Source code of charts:
_____
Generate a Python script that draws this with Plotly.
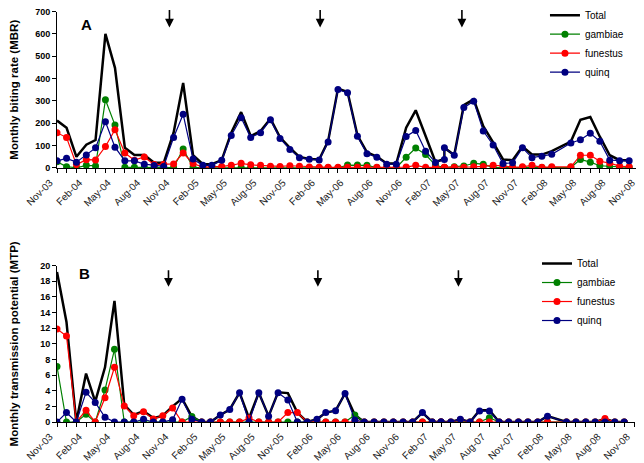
import plotly.graph_objects as go

# Monthly surveys, Nov-03 .. Oct-08 (Mar-07 surveyed twice, no data for Mar-08)
MONTHS = [
    "2003-11", "2003-12", "2004-01", "2004-02", "2004-03", "2004-04", "2004-05", "2004-06",
    "2004-07", "2004-08", "2004-09", "2004-10", "2004-11", "2004-12", "2005-01", "2005-02",
    "2005-03", "2005-04", "2005-05", "2005-06", "2005-07", "2005-08", "2005-09", "2005-10",
    "2005-11", "2005-12", "2006-01", "2006-02", "2006-03", "2006-04", "2006-05", "2006-06",
    "2006-07", "2006-08", "2006-09", "2006-10", "2006-11", "2006-12", "2007-01", "2007-02",
    "2007-03", "2007-03", "2007-04", "2007-05", "2007-06", "2007-07", "2007-08", "2007-09",
    "2007-10", "2007-11", "2007-12", "2008-01", "2008-02", "2008-04", "2008-05", "2008-06",
    "2008-07", "2008-08", "2008-09", "2008-10",
]

# Panel A - monthly biting rate
MBR_TOTAL = [212, 180, 50, 104, 125, 600, 448, 90, 58, 58, 23, 23, 158, 380, 57, 17,
             17, 35, 158, 250, 143, 165, 220, 137, 90, 49, 40, 38, 120, 355, 340, 146,
             70, 51, 20, 20, 180, 258, 143, 27, 40, 90, 58, 281, 307, 187, 115, 38,
             35, 96, 60, 60, 75, 118, 216, 228, 140, 57, 35, 35]
MBR_GAMBIAE = [28, 6, 1, 12, 9, 305, 192, 3, 3, 2, 2, 2, 2, 85, 3, 1,
               1, 1, 1, 2, 2, 2, 2, 1, 1, 1, 1, 1, 1, 1, 13, 13,
               12, 2, 1, 1, 48, 89, 60, 12, 2, 2, 5, 9, 21, 17, 2, 2,
               2, 2, 2, 2, 2, 3, 38, 26, 10, 8, 3, 3]
MBR_FUNESTUS = [158, 136, 15, 37, 36, 96, 171, 67, 35, 49, 15, 17, 18, 67, 20, 4,
                4, 7, 12, 21, 14, 12, 8, 7, 10, 8, 4, 3, 3, 3, 3, 3,
                3, 3, 3, 3, 4, 12, 3, 3, 3, 3, 3, 3, 5, 7, 12, 9,
                3, 5, 12, 3, 5, 5, 57, 57, 30, 22, 8, 5]
MBR_QUINQ = [32, 43, 26, 58, 90, 207, 93, 32, 32, 17, 11, 7, 136, 240, 40, 12,
             12, 35, 145, 225, 136, 158, 216, 132, 83, 46, 39, 36, 116, 351, 336, 142,
             64, 48, 17, 17, 141, 168, 75, 25, 38, 90, 57, 270, 299, 165, 103, 20,
             23, 90, 46, 52, 61, 112, 126, 155, 119, 35, 32, 32]

# Panel B - monthly transmission potential
MTP_TOTAL = [19.2, 12.8, 0, 6.2, 2.6, 7.0, 15.5, 2.2, 0.9, 1.4, 0.5, 0.8, 2.0, 3.0, 0.7, 0,
             0, 0.9, 1.6, 3.75, 0.5, 3.75, 0.75, 3.8, 3.7, 1.2, 0, 0.35, 1.2, 1.45, 3.65, 0.9,
             0, 0, 0, 0, 0, 0, 1.2, 0, 0, 0, 0, 0.35, 0, 1.5, 1.5, 0,
             0, 0, 0, 0, 0.75, 0, 0, 0, 0, 0.4, 0, 0]
MTP_GAMBIAE = [7.1, 0, 0, 1.0, 0, 4.1, 9.3, 0, 0, 0, 0, 0, 0, 0, 0.7, 0,
               0, 0, 0, 0, 0, 0, 0, 0, 0, 0, 0, 0, 0, 0, 0, 0.9,
               0, 0, 0, 0, 0, 0, 0, 0, 0, 0, 0, 0, 0, 0, 0.55, 0,
               0, 0, 0, 0, 0, 0, 0, 0, 0, 0, 0, 0]
MTP_FUNESTUS = [11.9, 11.0, 0, 1.5, 0, 3.1, 7.0, 2.05, 0.8, 1.3, 0.4, 0.8, 1.8, 0, 0, 0,
                0, 0, 0, 0, 0.5, 0, 0, 0, 1.2, 1.2, 0, 0, 0, 0, 0, 0,
                0, 0, 0, 0, 0, 0, 0, 0, 0, 0, 0, 0.3, 0, 0, 0, 0,
                0, 0, 0, 0, 0, 0, 0, 0, 0, 0.45, 0, 0]
MTP_QUINQ = [0, 1.2, 0, 3.8, 2.5, 0.6, 0, 0, 0, 0.35, 0, 0, 0.3, 2.9, 0.35, 0,
             0, 0.9, 1.6, 3.75, 0, 3.75, 0.75, 3.75, 2.8, 0, 0, 0.35, 1.2, 1.45, 3.65, 0.25,
             0, 0, 0, 0, 0, 0, 1.2, 0, 0, 0, 0, 0.35, 0, 1.4, 1.4, 0,
             0, 0, 0, 0, 0.75, 0, 0, 0, 0, 0, 0, 0]

# Intervention times marked with arrows
ARROW_DATES = ["2004-10-19", "2006-02-04", "2007-04-25"]

SERIES = [
    ("Total", "#000000"),
    ("gambiae", "#008000"),
    ("funestus", "#FF0000"),
    ("quinq", "#000080"),
]

FONT = "Arial, Liberation Sans, sans-serif"

# page has an 8px body margin, so the figure is drawn 8px smaller
W, H = 636, 455

fig = go.Figure()

panels = [
    ("x", "y", "legend", [MBR_TOTAL, MBR_GAMBIAE, MBR_FUNESTUS, MBR_QUINQ]),
    ("x2", "y2", "legend2", [MTP_TOTAL, MTP_GAMBIAE, MTP_FUNESTUS, MTP_QUINQ]),
]

for xa, ya, leg, values in panels:
    for (name, color), vals in zip(SERIES, values):
        if name == "Total":
            fig.add_trace(go.Scatter(
                x=MONTHS, y=vals, name=name, mode="lines",
                line=dict(color=color, width=2.5),
                xaxis=xa, yaxis=ya, legend=leg,
            ))
        else:
            fig.add_trace(go.Scatter(
                x=MONTHS, y=vals, name=name, mode="lines+markers",
                line=dict(color=color, width=1.2),
                marker=dict(color=color, size=7, line=dict(width=0)),
                xaxis=xa, yaxis=ya, legend=leg,
            ))

# Arrows
for xr, yr, ytip, ay in [("x", "y", 628, -19), ("x2", "y2", 17.3, -18)]:
    for d in ARROW_DATES:
        fig.add_annotation(
            x=d, y=ytip, xref=xr, yref=yr, text="", showarrow=True,
            arrowhead=2, arrowsize=1.1, arrowwidth=1.6, arrowcolor="black",
            ax=0, ay=ay,
        )

# Panel letters
fig.add_annotation(x=0.0377, y=0.9868, xref="paper", yref="paper", text="A",
                   showarrow=False, font=dict(family=FONT, size=15, color="black", weight="bold"))
fig.add_annotation(x=0.0343, y=0.4154, xref="paper", yref="paper", text="B",
                   showarrow=False, font=dict(family=FONT, size=15, color="black", weight="bold"))

xaxis_common = dict(
    type="date",
    range=["2003-11-01", "2008-11-04"],
    tick0="2003-11-01", dtick="M3", tickformat="%b-%y",
    tickangle=-45, ticklabelshift=-7, ticklabeloverflow="allow",
    ticks="outside", ticklen=4, tickcolor="black",
    minor=dict(tick0="2003-11-01", dtick="M1", ticks="outside", ticklen=4, tickcolor="black"),
    showline=True, linecolor="black", linewidth=1,
    showgrid=False, zeroline=False, automargin=False,
    tickfont=dict(family=FONT, size=10, color="#222222"),
)
yaxis_common = dict(
    ticks="outside", ticklen=4, tickcolor="black", ticklabeloverflow="allow",
    showline=True, linecolor="black", linewidth=1,
    showgrid=False, zeroline=False, automargin=False,
    tickfont=dict(family=FONT, size=9, color="black", weight="bold"),
)

fig.update_layout(
    width=W, height=H,
    margin=dict(l=49, r=4, t=0, b=0, autoexpand=False),
    paper_bgcolor="white", plot_bgcolor="white",
    font=dict(family=FONT, color="black"),
    xaxis=dict(domain=[0, 1], anchor="y", **xaxis_common),
    yaxis=dict(domain=[0.6484, 0.9923], anchor="x", range=[0, 700], dtick=100,
               title=dict(text="Monthly biting rate (MBR)", standoff=21,
                          font=dict(family=FONT, size=11.5, weight="bold")),
               **yaxis_common),
    xaxis2=dict(domain=[0, 0.9914], anchor="y2", **xaxis_common),
    yaxis2=dict(domain=[0.0901, 0.4336], anchor="x2", range=[0, 20], dtick=2,
                title=dict(text="Monthly transmission potential (MTP)", standoff=26,
                           font=dict(family=FONT, size=11.5, weight="bold")),
                **yaxis_common),
    legend=dict(x=0.837, y=1.016, xanchor="left", yanchor="top",
                bgcolor="rgba(0,0,0,0)", font=dict(family=FONT, size=10, color="black")),
    legend2=dict(x=0.8233, y=0.4703, xanchor="left", yanchor="top",
                 bgcolor="rgba(0,0,0,0)", font=dict(family=FONT, size=10, color="black")),
    showlegend=True,
)

fig.write_html("out.html")
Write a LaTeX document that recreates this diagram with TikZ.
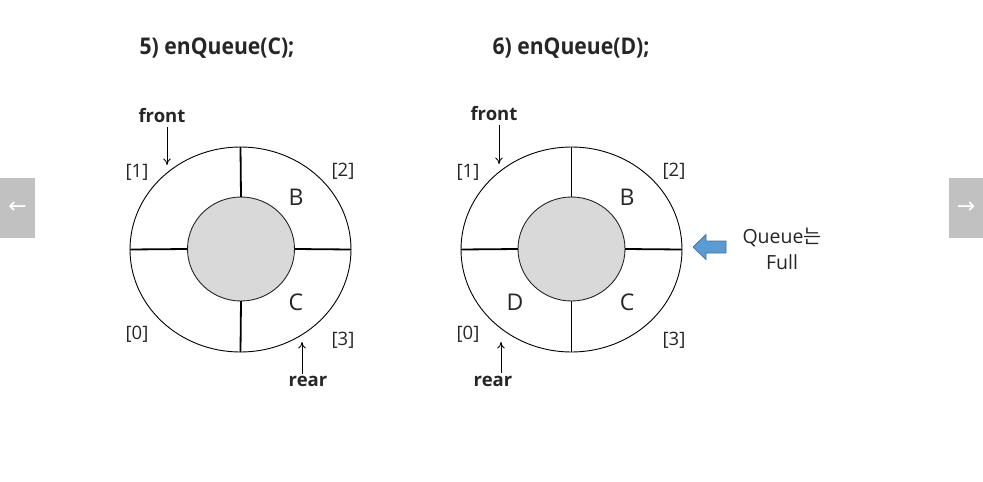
_____
### AIM OF THE TASK
Pick each line holding the word "that" out of the data and copy it.

### COMPLETE RESPONSE
Generate a Python script that draws this with Plotly.
Write a LaTeX document that recreates this diagram with TikZ.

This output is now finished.